## Record extracts
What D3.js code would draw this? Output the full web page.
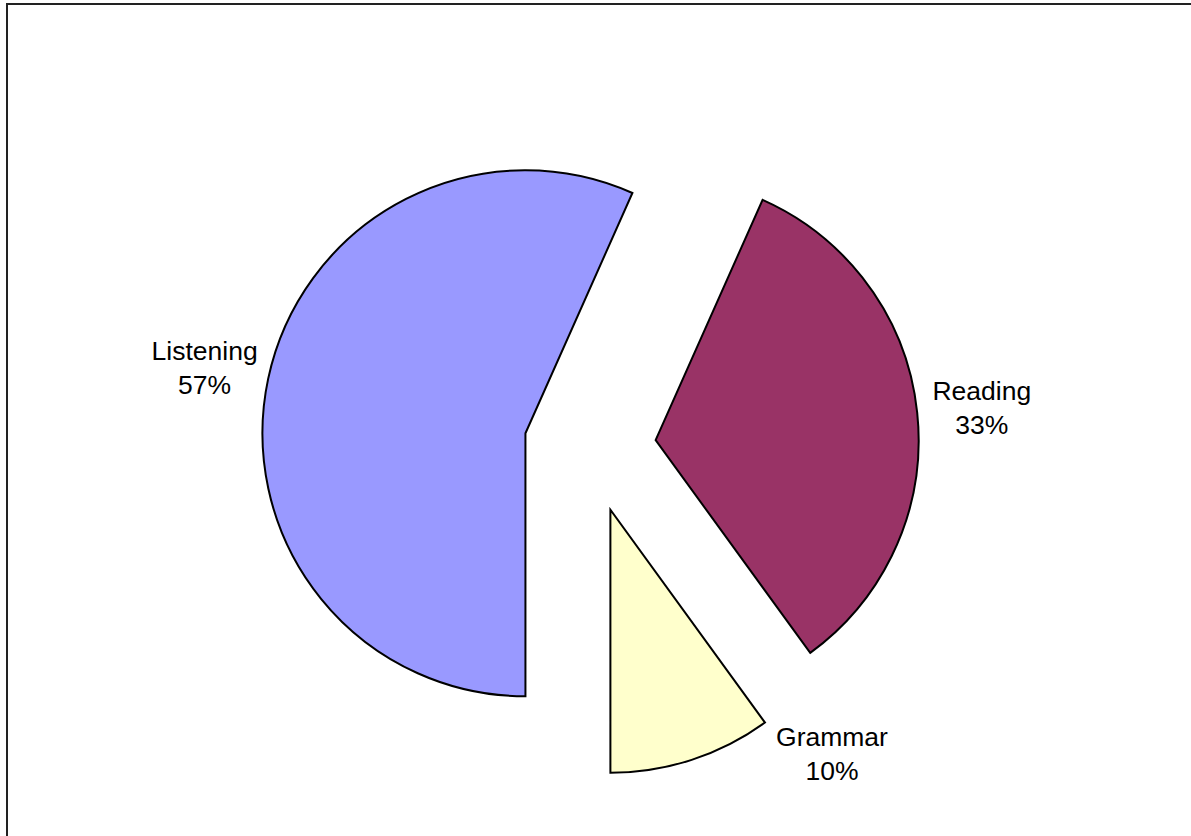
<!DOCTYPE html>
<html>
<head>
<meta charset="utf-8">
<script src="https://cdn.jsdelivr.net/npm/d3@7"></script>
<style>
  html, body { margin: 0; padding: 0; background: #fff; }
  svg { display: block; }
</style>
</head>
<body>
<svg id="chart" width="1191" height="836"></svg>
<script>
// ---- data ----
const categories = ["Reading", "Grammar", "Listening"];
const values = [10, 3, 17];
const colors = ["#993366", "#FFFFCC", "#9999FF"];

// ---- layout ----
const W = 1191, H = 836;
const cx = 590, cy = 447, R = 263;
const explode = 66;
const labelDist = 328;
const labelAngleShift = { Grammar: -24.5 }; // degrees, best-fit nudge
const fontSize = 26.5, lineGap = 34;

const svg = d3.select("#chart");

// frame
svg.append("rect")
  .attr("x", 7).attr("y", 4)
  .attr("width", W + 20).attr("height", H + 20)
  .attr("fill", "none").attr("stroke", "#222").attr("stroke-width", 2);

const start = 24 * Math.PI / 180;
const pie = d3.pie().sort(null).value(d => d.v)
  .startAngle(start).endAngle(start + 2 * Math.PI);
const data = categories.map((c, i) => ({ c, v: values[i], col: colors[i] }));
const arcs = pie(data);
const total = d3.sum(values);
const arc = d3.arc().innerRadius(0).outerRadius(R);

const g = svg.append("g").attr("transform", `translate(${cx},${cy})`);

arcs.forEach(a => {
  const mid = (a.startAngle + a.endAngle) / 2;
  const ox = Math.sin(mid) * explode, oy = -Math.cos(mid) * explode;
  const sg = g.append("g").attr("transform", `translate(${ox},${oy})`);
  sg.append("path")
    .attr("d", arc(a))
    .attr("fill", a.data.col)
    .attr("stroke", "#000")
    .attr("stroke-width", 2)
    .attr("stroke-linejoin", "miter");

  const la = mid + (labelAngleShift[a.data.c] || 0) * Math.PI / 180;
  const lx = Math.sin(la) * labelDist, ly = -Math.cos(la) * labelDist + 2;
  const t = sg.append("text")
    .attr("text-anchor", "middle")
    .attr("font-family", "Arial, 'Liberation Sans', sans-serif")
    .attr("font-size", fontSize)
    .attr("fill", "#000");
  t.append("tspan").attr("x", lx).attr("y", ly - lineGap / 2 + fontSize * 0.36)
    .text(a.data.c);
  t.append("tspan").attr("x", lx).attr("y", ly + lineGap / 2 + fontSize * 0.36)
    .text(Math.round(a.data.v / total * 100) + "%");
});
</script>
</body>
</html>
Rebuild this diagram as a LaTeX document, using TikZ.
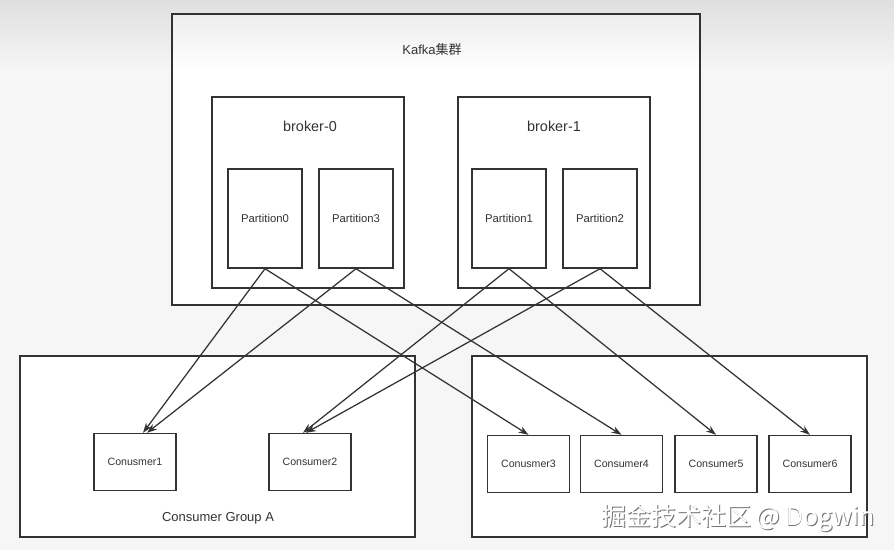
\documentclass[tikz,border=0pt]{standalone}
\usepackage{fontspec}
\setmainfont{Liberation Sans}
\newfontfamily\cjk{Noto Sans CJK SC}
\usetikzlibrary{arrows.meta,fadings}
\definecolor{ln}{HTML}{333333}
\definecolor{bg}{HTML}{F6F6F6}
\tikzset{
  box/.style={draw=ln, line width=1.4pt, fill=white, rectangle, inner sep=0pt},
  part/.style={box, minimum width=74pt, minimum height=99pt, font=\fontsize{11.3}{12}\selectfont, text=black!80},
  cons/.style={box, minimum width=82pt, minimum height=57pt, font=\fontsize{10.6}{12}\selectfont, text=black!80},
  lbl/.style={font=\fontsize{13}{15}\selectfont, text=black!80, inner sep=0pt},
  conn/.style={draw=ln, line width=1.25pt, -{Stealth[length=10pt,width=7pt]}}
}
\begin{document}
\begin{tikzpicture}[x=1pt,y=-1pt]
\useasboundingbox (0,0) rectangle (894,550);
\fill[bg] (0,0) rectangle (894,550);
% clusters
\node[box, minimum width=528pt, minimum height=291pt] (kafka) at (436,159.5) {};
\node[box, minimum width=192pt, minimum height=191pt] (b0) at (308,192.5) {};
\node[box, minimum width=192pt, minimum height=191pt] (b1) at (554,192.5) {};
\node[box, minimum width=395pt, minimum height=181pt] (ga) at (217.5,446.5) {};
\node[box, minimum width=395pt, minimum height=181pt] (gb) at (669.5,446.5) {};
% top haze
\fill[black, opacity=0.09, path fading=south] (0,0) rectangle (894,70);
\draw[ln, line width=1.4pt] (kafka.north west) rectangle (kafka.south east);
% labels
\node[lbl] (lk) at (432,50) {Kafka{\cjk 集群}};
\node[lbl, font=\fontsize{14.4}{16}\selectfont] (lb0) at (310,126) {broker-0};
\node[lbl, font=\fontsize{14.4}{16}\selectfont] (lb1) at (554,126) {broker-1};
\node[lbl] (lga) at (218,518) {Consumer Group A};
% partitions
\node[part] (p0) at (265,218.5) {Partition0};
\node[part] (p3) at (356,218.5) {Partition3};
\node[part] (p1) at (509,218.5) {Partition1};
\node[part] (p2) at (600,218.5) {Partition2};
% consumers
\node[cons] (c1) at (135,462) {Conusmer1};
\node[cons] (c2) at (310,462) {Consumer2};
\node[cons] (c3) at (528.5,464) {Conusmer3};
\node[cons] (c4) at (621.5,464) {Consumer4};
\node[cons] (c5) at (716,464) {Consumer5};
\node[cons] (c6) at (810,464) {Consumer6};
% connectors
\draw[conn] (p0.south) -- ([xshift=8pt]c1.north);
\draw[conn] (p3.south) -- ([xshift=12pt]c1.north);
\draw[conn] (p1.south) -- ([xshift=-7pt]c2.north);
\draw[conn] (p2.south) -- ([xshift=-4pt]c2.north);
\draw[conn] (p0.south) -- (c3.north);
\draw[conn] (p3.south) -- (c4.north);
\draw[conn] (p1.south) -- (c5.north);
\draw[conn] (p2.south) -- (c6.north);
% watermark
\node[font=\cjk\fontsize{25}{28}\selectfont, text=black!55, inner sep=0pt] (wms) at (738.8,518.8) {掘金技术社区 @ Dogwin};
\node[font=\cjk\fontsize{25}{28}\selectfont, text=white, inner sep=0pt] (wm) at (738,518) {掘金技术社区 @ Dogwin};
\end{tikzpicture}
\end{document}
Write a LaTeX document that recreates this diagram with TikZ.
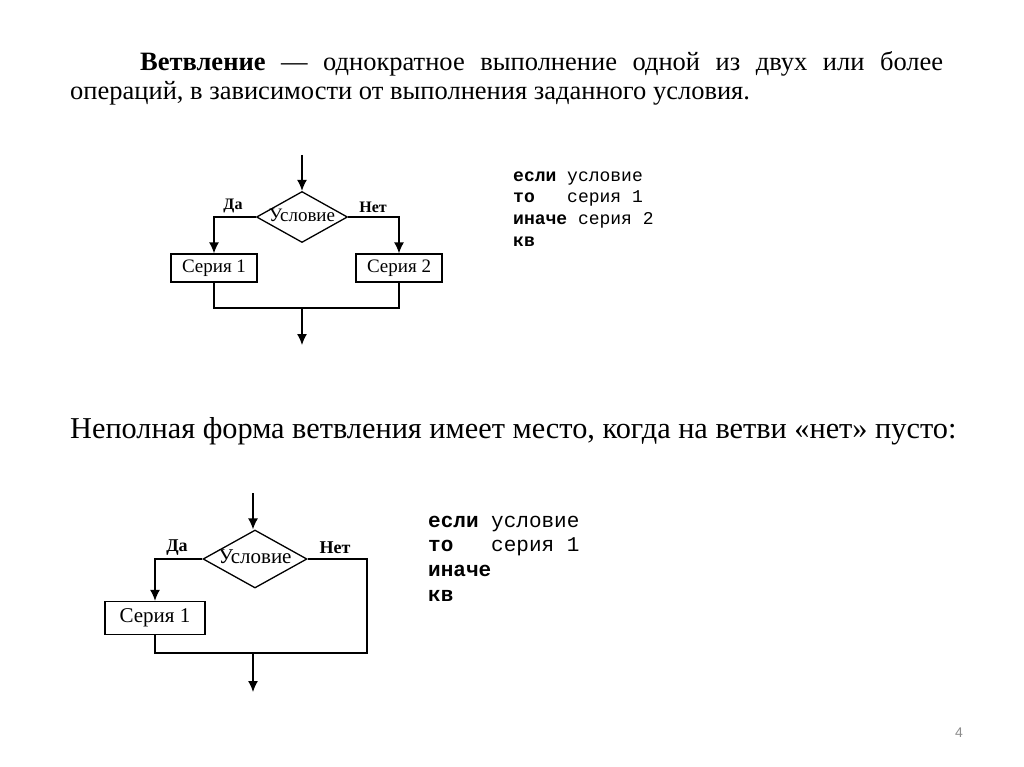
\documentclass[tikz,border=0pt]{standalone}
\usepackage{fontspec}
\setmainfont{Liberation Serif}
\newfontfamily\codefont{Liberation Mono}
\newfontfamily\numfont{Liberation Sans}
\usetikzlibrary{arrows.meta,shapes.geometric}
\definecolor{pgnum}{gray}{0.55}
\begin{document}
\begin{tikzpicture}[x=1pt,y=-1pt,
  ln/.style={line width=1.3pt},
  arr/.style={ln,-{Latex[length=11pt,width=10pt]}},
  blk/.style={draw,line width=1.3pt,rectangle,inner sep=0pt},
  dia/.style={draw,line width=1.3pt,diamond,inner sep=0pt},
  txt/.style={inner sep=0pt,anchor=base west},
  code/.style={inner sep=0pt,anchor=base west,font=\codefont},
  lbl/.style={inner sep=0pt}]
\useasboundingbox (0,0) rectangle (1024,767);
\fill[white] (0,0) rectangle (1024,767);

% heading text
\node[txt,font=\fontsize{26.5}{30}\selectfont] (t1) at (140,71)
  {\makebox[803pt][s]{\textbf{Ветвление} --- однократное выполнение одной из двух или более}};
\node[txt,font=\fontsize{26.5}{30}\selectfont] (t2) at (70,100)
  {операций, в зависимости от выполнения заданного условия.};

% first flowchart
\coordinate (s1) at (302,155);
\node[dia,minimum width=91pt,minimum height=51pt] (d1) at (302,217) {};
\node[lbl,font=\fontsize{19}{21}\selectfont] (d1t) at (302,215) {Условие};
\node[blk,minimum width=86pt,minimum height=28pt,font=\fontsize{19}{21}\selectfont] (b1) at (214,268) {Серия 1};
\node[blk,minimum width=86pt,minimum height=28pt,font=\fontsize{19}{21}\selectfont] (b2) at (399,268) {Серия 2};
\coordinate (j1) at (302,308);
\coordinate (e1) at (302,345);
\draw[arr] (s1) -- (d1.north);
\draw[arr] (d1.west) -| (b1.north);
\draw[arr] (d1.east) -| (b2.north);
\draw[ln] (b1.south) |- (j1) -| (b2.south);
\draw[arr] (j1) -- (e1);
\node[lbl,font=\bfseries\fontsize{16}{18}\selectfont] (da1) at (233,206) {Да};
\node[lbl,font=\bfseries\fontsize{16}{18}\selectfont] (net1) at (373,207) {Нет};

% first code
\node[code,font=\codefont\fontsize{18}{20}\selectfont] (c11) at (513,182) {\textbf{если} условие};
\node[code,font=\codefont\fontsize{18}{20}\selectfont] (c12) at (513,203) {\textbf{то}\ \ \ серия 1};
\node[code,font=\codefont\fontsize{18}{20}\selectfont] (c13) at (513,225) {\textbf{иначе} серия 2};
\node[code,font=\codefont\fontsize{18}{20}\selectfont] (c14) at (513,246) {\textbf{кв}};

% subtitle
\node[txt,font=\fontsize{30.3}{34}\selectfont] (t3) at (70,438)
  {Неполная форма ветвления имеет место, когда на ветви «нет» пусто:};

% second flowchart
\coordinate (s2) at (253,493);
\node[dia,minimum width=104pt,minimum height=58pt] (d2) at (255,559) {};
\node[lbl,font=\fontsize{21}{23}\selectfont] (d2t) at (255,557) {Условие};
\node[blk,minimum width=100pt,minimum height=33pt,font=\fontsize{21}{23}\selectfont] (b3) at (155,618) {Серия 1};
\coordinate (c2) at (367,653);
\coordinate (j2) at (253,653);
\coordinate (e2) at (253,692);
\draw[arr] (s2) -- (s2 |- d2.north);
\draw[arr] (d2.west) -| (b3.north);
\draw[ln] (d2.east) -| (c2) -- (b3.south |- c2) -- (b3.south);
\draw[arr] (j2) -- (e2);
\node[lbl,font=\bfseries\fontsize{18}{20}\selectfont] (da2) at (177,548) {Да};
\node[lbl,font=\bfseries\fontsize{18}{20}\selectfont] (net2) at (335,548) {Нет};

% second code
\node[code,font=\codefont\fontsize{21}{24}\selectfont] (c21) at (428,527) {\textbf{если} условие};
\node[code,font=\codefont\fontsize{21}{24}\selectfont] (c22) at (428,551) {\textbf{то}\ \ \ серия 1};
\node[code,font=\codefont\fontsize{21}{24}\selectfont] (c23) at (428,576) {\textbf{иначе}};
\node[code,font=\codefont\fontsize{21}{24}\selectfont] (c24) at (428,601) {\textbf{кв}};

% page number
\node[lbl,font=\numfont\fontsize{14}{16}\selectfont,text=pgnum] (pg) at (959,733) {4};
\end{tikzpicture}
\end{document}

## Aim of the exercise
Please quote exactly the run of lines that starts the entries and ends at the line containing "const fontSize = 26.5, lineGap = 34;", leaving out every picture.

## Result of this exercise
What D3.js code would draw this? Output the full web page.
<!DOCTYPE html>
<html>
<head>
<meta charset="utf-8">
<script src="https://cdn.jsdelivr.net/npm/d3@7"></script>
<style>
  html, body { margin: 0; padding: 0; background: #fff; }
  svg { display: block; }
</style>
</head>
<body>
<svg id="chart" width="1191" height="836"></svg>
<script>
// ---- data ----
const categories = ["Reading", "Grammar", "Listening"];
const values = [10, 3, 17];
const colors = ["#993366", "#FFFFCC", "#9999FF"];

// ---- layout ----
const W = 1191, H = 836;
const cx = 590, cy = 447, R = 263;
const explode = 66;
const labelDist = 328;
const labelAngleShift = { Grammar: -24.5 }; // degrees, best-fit nudge
const fontSize = 26.5, lineGap = 34;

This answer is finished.